Today was a waiting day for us. The casa had other visitors arrive on the first Viazul bus of the day and we were on the second bus of the day so we had to clear out so they could turn the room over. It is a $3CUC taxi ride one way to the casa.
The area was deforested by (depending on the guide) Spanish selling lumber to Americans, Americans shipping lumber home, the French escaping the slave revolt in Haiti and growing coffee (some guides say the coffee needs shade so don’t blame the French), or locals for charcoal production.Everybody thought the trees would regrow but by the late 1800s the land was stripped. The trees didn’t, once the land was stripped the soil eroded away and nothing regrew.

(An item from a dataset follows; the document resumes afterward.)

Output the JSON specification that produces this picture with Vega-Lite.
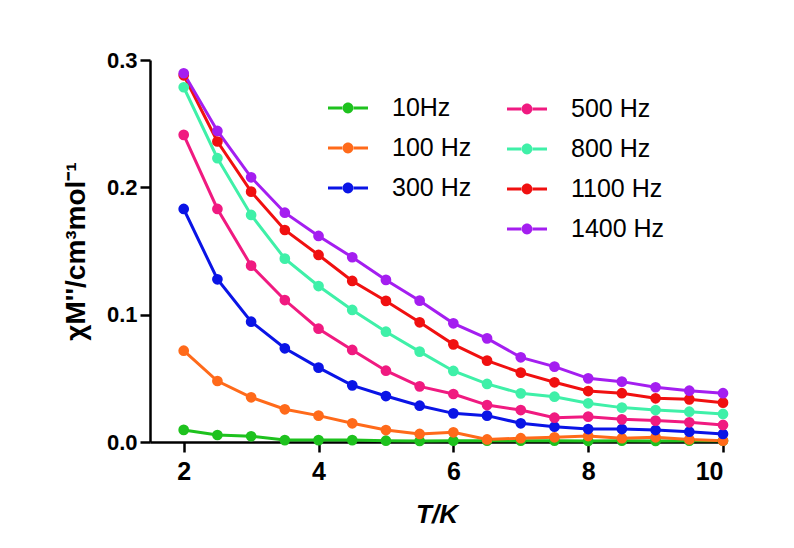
{
  "$schema": "https://vega.github.io/schema/vega-lite/v6.json",
  "autosize": {"type": "none"},
  "width": 573,
  "height": 382,
  "padding": {"left": 150, "top": 60, "right": 71, "bottom": 106},
  "background": "white",
  "config": {
    "view": {"stroke": null},
    "axis": {
      "grid": false,
      "domainColor": "black",
      "domainWidth": 2.5,
      "tickColor": "black",
      "tickWidth": 2.5,
      "tickSize": 10,
      "labelFont": "Liberation Sans",
      "labelFontWeight": "bold",
      "labelColor": "black",
      "titleFont": "Liberation Sans",
      "titleFontWeight": "bold",
      "titleColor": "black"
    },
    "legend": {
      "orient": "none",
      "direction": "vertical",
      "labelFont": "Liberation Sans",
      "labelFontSize": 25,
      "labelColor": "black",
      "labelOffset": 24,
      "rowPadding": 7,
      "symbolSize": 1600,
      "symbolStrokeWidth": 0,
      "symbolType": "M-1,-0.075H-0.25V0.075H-1Z M0.25,-0.075H1V0.075H0.25Z M-0.27,0 A0.27,0.27 0 1,0 0.27,0 A0.27,0.27 0 1,0 -0.27,0 Z"
    }
  },
  "datasets": {
    "d": [
      {"T": 2, "chi": 0.0095, "f": "10Hz"}, {"T": 2.5, "chi": 0.0055, "f": "10Hz"}, {"T": 3, "chi": 0.0045, "f": "10Hz"}, {"T": 3.5, "chi": 0.0015, "f": "10Hz"}, {"T": 4, "chi": 0.0015, "f": "10Hz"}, {"T": 4.5, "chi": 0.0015, "f": "10Hz"}, {"T": 5, "chi": 0.001, "f": "10Hz"}, {"T": 5.5, "chi": 0.0008, "f": "10Hz"}, {"T": 6, "chi": 0.001, "f": "10Hz"}, {"T": 6.5, "chi": 0.001, "f": "10Hz"}, {"T": 7, "chi": 0.001, "f": "10Hz"}, {"T": 7.5, "chi": 0.001, "f": "10Hz"}, {"T": 8, "chi": 0.0008, "f": "10Hz"}, {"T": 8.5, "chi": 0.001, "f": "10Hz"}, {"T": 9, "chi": 0.0008, "f": "10Hz"}, {"T": 9.5, "chi": 0.001, "f": "10Hz"}, {"T": 10, "chi": 0.001, "f": "10Hz"},
      {"T": 2, "chi": 0.0717, "f": "100 Hz"}, {"T": 2.5, "chi": 0.0479, "f": "100 Hz"}, {"T": 3, "chi": 0.0351, "f": "100 Hz"}, {"T": 3.5, "chi": 0.0257, "f": "100 Hz"}, {"T": 4, "chi": 0.0207, "f": "100 Hz"}, {"T": 4.5, "chi": 0.0147, "f": "100 Hz"}, {"T": 5, "chi": 0.0094, "f": "100 Hz"}, {"T": 5.5, "chi": 0.0063, "f": "100 Hz"}, {"T": 6, "chi": 0.0076, "f": "100 Hz"}, {"T": 6.5, "chi": 0.002, "f": "100 Hz"}, {"T": 7, "chi": 0.003, "f": "100 Hz"}, {"T": 7.5, "chi": 0.0037, "f": "100 Hz"}, {"T": 8, "chi": 0.0047, "f": "100 Hz"}, {"T": 8.5, "chi": 0.003, "f": "100 Hz"}, {"T": 9, "chi": 0.0037, "f": "100 Hz"}, {"T": 9.5, "chi": 0.002, "f": "100 Hz"}, {"T": 10, "chi": 0.001, "f": "100 Hz"},
      {"T": 2, "chi": 0.183, "f": "300 Hz"}, {"T": 2.5, "chi": 0.1278, "f": "300 Hz"}, {"T": 3, "chi": 0.0945, "f": "300 Hz"}, {"T": 3.5, "chi": 0.0736, "f": "300 Hz"}, {"T": 4, "chi": 0.0584, "f": "300 Hz"}, {"T": 4.5, "chi": 0.0445, "f": "300 Hz"}, {"T": 5, "chi": 0.0361, "f": "300 Hz"}, {"T": 5.5, "chi": 0.0285, "f": "300 Hz"}, {"T": 6, "chi": 0.0225, "f": "300 Hz"}, {"T": 6.5, "chi": 0.0207, "f": "300 Hz"}, {"T": 7, "chi": 0.0147, "f": "300 Hz"}, {"T": 7.5, "chi": 0.012, "f": "300 Hz"}, {"T": 8, "chi": 0.0102, "f": "300 Hz"}, {"T": 8.5, "chi": 0.0102, "f": "300 Hz"}, {"T": 9, "chi": 0.0094, "f": "300 Hz"}, {"T": 9.5, "chi": 0.0081, "f": "300 Hz"}, {"T": 10, "chi": 0.0063, "f": "300 Hz"},
      {"T": 2, "chi": 0.2412, "f": "500 Hz"}, {"T": 2.5, "chi": 0.183, "f": "500 Hz"}, {"T": 3, "chi": 0.1385, "f": "500 Hz"}, {"T": 3.5, "chi": 0.1115, "f": "500 Hz"}, {"T": 4, "chi": 0.089, "f": "500 Hz"}, {"T": 4.5, "chi": 0.0723, "f": "500 Hz"}, {"T": 5, "chi": 0.056, "f": "500 Hz"}, {"T": 5.5, "chi": 0.0437, "f": "500 Hz"}, {"T": 6, "chi": 0.0377, "f": "500 Hz"}, {"T": 6.5, "chi": 0.029, "f": "500 Hz"}, {"T": 7, "chi": 0.0251, "f": "500 Hz"}, {"T": 7.5, "chi": 0.0191, "f": "500 Hz"}, {"T": 8, "chi": 0.0199, "f": "500 Hz"}, {"T": 8.5, "chi": 0.0178, "f": "500 Hz"}, {"T": 9, "chi": 0.0168, "f": "500 Hz"}, {"T": 9.5, "chi": 0.0155, "f": "500 Hz"}, {"T": 10, "chi": 0.0134, "f": "500 Hz"},
      {"T": 2, "chi": 0.2786, "f": "800 Hz"}, {"T": 2.5, "chi": 0.2229, "f": "800 Hz"}, {"T": 3, "chi": 0.1783, "f": "800 Hz"}, {"T": 3.5, "chi": 0.144, "f": "800 Hz"}, {"T": 4, "chi": 0.1225, "f": "800 Hz"}, {"T": 4.5, "chi": 0.1037, "f": "800 Hz"}, {"T": 5, "chi": 0.0866, "f": "800 Hz"}, {"T": 5.5, "chi": 0.071, "f": "800 Hz"}, {"T": 6, "chi": 0.0558, "f": "800 Hz"}, {"T": 6.5, "chi": 0.0456, "f": "800 Hz"}, {"T": 7, "chi": 0.0382, "f": "800 Hz"}, {"T": 7.5, "chi": 0.0356, "f": "800 Hz"}, {"T": 8, "chi": 0.0304, "f": "800 Hz"}, {"T": 8.5, "chi": 0.027, "f": "800 Hz"}, {"T": 9, "chi": 0.0251, "f": "800 Hz"}, {"T": 9.5, "chi": 0.0238, "f": "800 Hz"}, {"T": 10, "chi": 0.022, "f": "800 Hz"},
      {"T": 2, "chi": 0.288, "f": "1100 Hz"}, {"T": 2.5, "chi": 0.236, "f": "1100 Hz"}, {"T": 3, "chi": 0.1966, "f": "1100 Hz"}, {"T": 3.5, "chi": 0.1665, "f": "1100 Hz"}, {"T": 4, "chi": 0.1469, "f": "1100 Hz"}, {"T": 4.5, "chi": 0.1265, "f": "1100 Hz"}, {"T": 5, "chi": 0.1108, "f": "1100 Hz"}, {"T": 5.5, "chi": 0.094, "f": "1100 Hz"}, {"T": 6, "chi": 0.0767, "f": "1100 Hz"}, {"T": 6.5, "chi": 0.0639, "f": "1100 Hz"}, {"T": 7, "chi": 0.0545, "f": "1100 Hz"}, {"T": 7.5, "chi": 0.0469, "f": "1100 Hz"}, {"T": 8, "chi": 0.04, "f": "1100 Hz"}, {"T": 8.5, "chi": 0.0383, "f": "1100 Hz"}, {"T": 9, "chi": 0.0343, "f": "1100 Hz"}, {"T": 9.5, "chi": 0.0335, "f": "1100 Hz"}, {"T": 10, "chi": 0.0309, "f": "1100 Hz"},
      {"T": 2, "chi": 0.2896, "f": "1400 Hz"}, {"T": 2.5, "chi": 0.2443, "f": "1400 Hz"}, {"T": 3, "chi": 0.2079, "f": "1400 Hz"}, {"T": 3.5, "chi": 0.1801, "f": "1400 Hz"}, {"T": 4, "chi": 0.1618, "f": "1400 Hz"}, {"T": 4.5, "chi": 0.1451, "f": "1400 Hz"}, {"T": 5, "chi": 0.1273, "f": "1400 Hz"}, {"T": 5.5, "chi": 0.111, "f": "1400 Hz"}, {"T": 6, "chi": 0.0932, "f": "1400 Hz"}, {"T": 6.5, "chi": 0.0814, "f": "1400 Hz"}, {"T": 7, "chi": 0.0665, "f": "1400 Hz"}, {"T": 7.5, "chi": 0.0592, "f": "1400 Hz"}, {"T": 8, "chi": 0.05, "f": "1400 Hz"}, {"T": 8.5, "chi": 0.0474, "f": "1400 Hz"}, {"T": 9, "chi": 0.043, "f": "1400 Hz"}, {"T": 9.5, "chi": 0.0403, "f": "1400 Hz"}, {"T": 10, "chi": 0.0383, "f": "1400 Hz"}
    ]
  },
  "data": {"name": "d"},
  "encoding": {
    "x": {"field": "T", "type": "quantitative", "scale": {"domain": [1.5, 10], "nice": false, "zero": false},
      "axis": {"values": [2, 4, 6, 8, 10], "title": "T/K", "titleFontStyle": "italic", "titleFontSize": 26, "titlePadding": 17, "labelFontSize": 25, "labelPadding": 7}},
    "y": {"field": "chi", "type": "quantitative", "scale": {"domain": [0, 0.3], "nice": false},
      "axis": {"values": [0, 0.1, 0.2, 0.3], "format": ".1f", "title": "χM''/cm³mol⁻¹", "titleFontSize": 28, "titlePadding": 16, "labelFontSize": 22, "labelPadding": 3}}
  },
  "layer": [
    {
      "transform": [{"filter": {"field": "f", "oneOf": ["10Hz", "100 Hz", "300 Hz"]}}],
      "mark": {"type": "line", "strokeWidth": 3},
      "encoding": {"stroke": {"field": "f", "type": "nominal", "legend": null,
        "scale": {"domain": ["10Hz", "100 Hz", "300 Hz"], "range": ["#1ec21e", "#ff6a1a", "#0a14e6"]}}}
    },
    {
      "transform": [{"filter": {"field": "f", "oneOf": ["10Hz", "100 Hz", "300 Hz"]}}],
      "mark": {"type": "point", "filled": true, "opacity": 1, "size": 115},
      "encoding": {"color": {"field": "f", "type": "nominal",
        "scale": {"domain": ["10Hz", "100 Hz", "300 Hz"], "range": ["#1ec21e", "#ff6a1a", "#0a14e6"]},
        "legend": {"title": null, "legendX": 178, "legendY": 28}}}
    },
    {
      "transform": [{"filter": {"field": "f", "oneOf": ["500 Hz", "800 Hz", "1100 Hz", "1400 Hz"]}}],
      "mark": {"type": "line", "strokeWidth": 3},
      "encoding": {"stroke": {"field": "f", "type": "nominal", "legend": null,
        "scale": {"domain": ["500 Hz", "800 Hz", "1100 Hz", "1400 Hz"], "range": ["#f01a80", "#3ff0a8", "#f01010", "#a41ef0"]}}}
    },
    {
      "transform": [{"filter": {"field": "f", "oneOf": ["500 Hz", "800 Hz", "1100 Hz", "1400 Hz"]}}],
      "mark": {"type": "point", "filled": true, "opacity": 1, "size": 115},
      "encoding": {"color": {"field": "f", "type": "nominal",
        "scale": {"domain": ["500 Hz", "800 Hz", "1100 Hz", "1400 Hz"], "range": ["#f01a80", "#3ff0a8", "#f01010", "#a41ef0"]},
        "legend": {"title": null, "legendX": 357, "legendY": 29}}}
    }
  ],
  "resolve": {"scale": {"color": "independent", "stroke": "independent"}, "legend": {"color": "independent", "stroke": "independent"}}
}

Back 49 years ago the Cuban government needed to bolster tourism and started terracing the land and planting trees, 26 million of 24 species (the number of trees vary, the number of species doesn’t, surprisingly enough. ) They terraced the whole area even if you can’t see them because of the trees it worked very well. It has been a UNESCO biosphere reserve
We had a quiet day and trying to catch up on the log and my pictures. I’m not taking a lot of pictures this trip except in Panarama form.
The casa is right next to a construction site but it was quiet so I didn’t worry too much about it. He mentioned that tomorrow Sunday so not noisy but Monday it can be loud so we put us in the back room. The back room was equipped with an air-conditioner turned to ICE so we turned it down. The owner suggested several restaurants so we picked one we knew was close by and looked good, we saw it on the taxi ride in on the way by from the bus station. The food was good but the waiters were snooty.